La Civilité puérile/Chapitre III

Traduction par Alcide Bonneau.
Isidore Liseux (p. 51-57).

Chapitre III

De la manière de se comporter dans une église


Toutes les fois que tu franchis le seuil d'une église, découvre-toi et, fléchissant légèrement les genoux, le visage tourné vers l'autel, salue le Christ et les Saints. Il faut faire la même chose, partout, à la ville comme aux champs, toutes les fois qu'on rencontre le symbole de la croix. Ne traverse jamais le lieu saint sans faire acte de dévotion, tout au moins une petite prière ; et cela, la tête nue, à genoux. Si l'on dit la messe, manifeste ton recueillement par tout ton maintien. Pense que le Christ est présent, lui et d'innombrables légions d'Anges. Si, prenant la parole au milieu d'un cercle de courtisans, devant un roi, qui n'est qu'un homme, on négligeait de se découvrir, de fléchir le genou, on passerait non-seulement pour un mal appris, mais pour un insensé ; que serait-ce donc de garder sa tête couverte, de ne pas plier les genoux dans le temple où réside l'étemel Roi des Rois, le dispensateur de l'éternité, en présence des Anges invisibles ? Qu'importe que tu ne les voies pas ? ils te voient, eux. Il est aussi certain qu'ils sont là que si tu les distinguais avec les yeux du corps ; les yeux de la foi sont plus sûrs que les yeux de la chair ! Il n'est pas convenable de se promener dans les églises comme des Péripatéticiens ; les galeries, les places publiques sont des lieux de promenade, et non les églises, consacrées à la prédication, aux mystères, à la prière.

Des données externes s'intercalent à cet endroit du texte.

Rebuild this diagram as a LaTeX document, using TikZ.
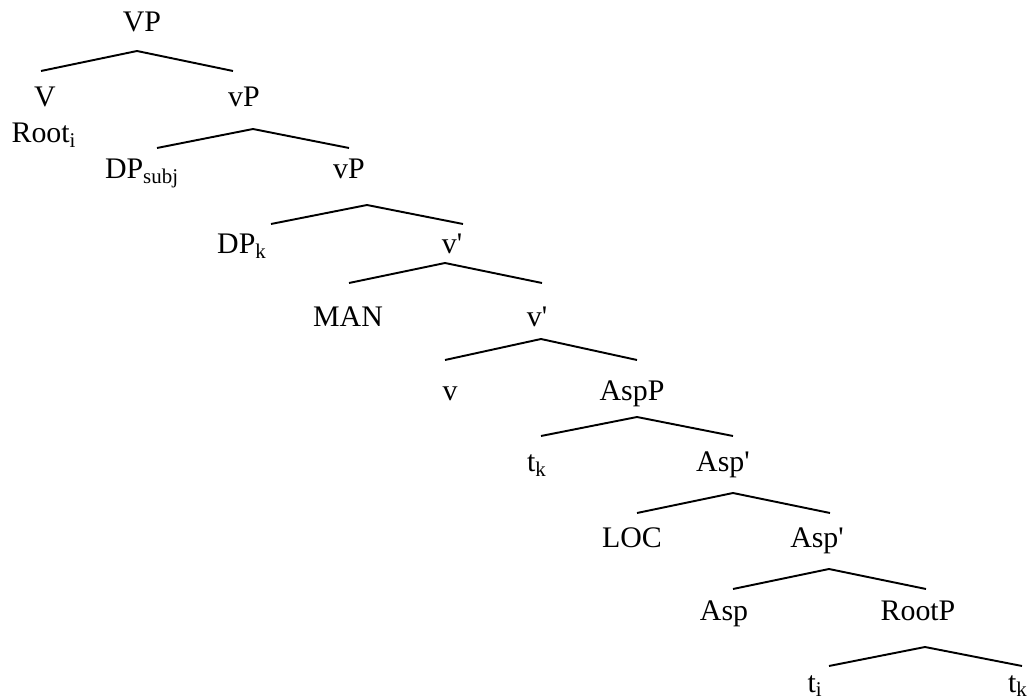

Tourne les yeux vers le prédicateur ; que tes oreilles soient attentives ; que toute ton intelligence s’attache respectueusement à ce qu’il dit. Ce n’est pas un homme que tu entends, c’est Dieu lui-même, qui te parle par la bouche d’un homme.

Lorsqu’on lit l’Évangile, lève-toi, et, s’il est possible d’entendre, écoute religieusement.

Lorsque, dans le Symbole, on chante : ET HOMO FACTUS EST, tombe à genoux, humilie-toi en l’honneur de Celui qui, pour ton salut, lui qui résidait au-delà des cieux, est descendu sur la terre, et, Dieu, a daigné se faire homme, pour te faire Dieu toi-même.

Tant qu’on dit la Messe, montre ta dévotion par ton attitude, que ton visage soit tourné vers l’autel, ton esprit vers le Christ.

Toucher la terre d’un seul genou, l’autre restant élevé pour servir d’appui au coude gauche, c’est l’attitude de ces soldats impies qui tournèrent le Seigneur Jésus en dérision et lui dirent : Salut, roi des Juifs. Mets-toi à deux genoux, le haut du corps incliné, par respect.

Le reste du temps, lis quelque chose dans ton livre de messe, soit une prière, soit une pieuse admonestation, ou bien adresse à Dieu une oraison mentale. Murmurer alors des riens à l’oreille d’un voisin est le fait de ceux qui ne croient pas à la présence du Christ. Porter ça et là des regards errants, c’est marquer de l’insanité. Pense bien qu’il est inutile de venir à l’église si tu n’en sors meilleur et plus pur.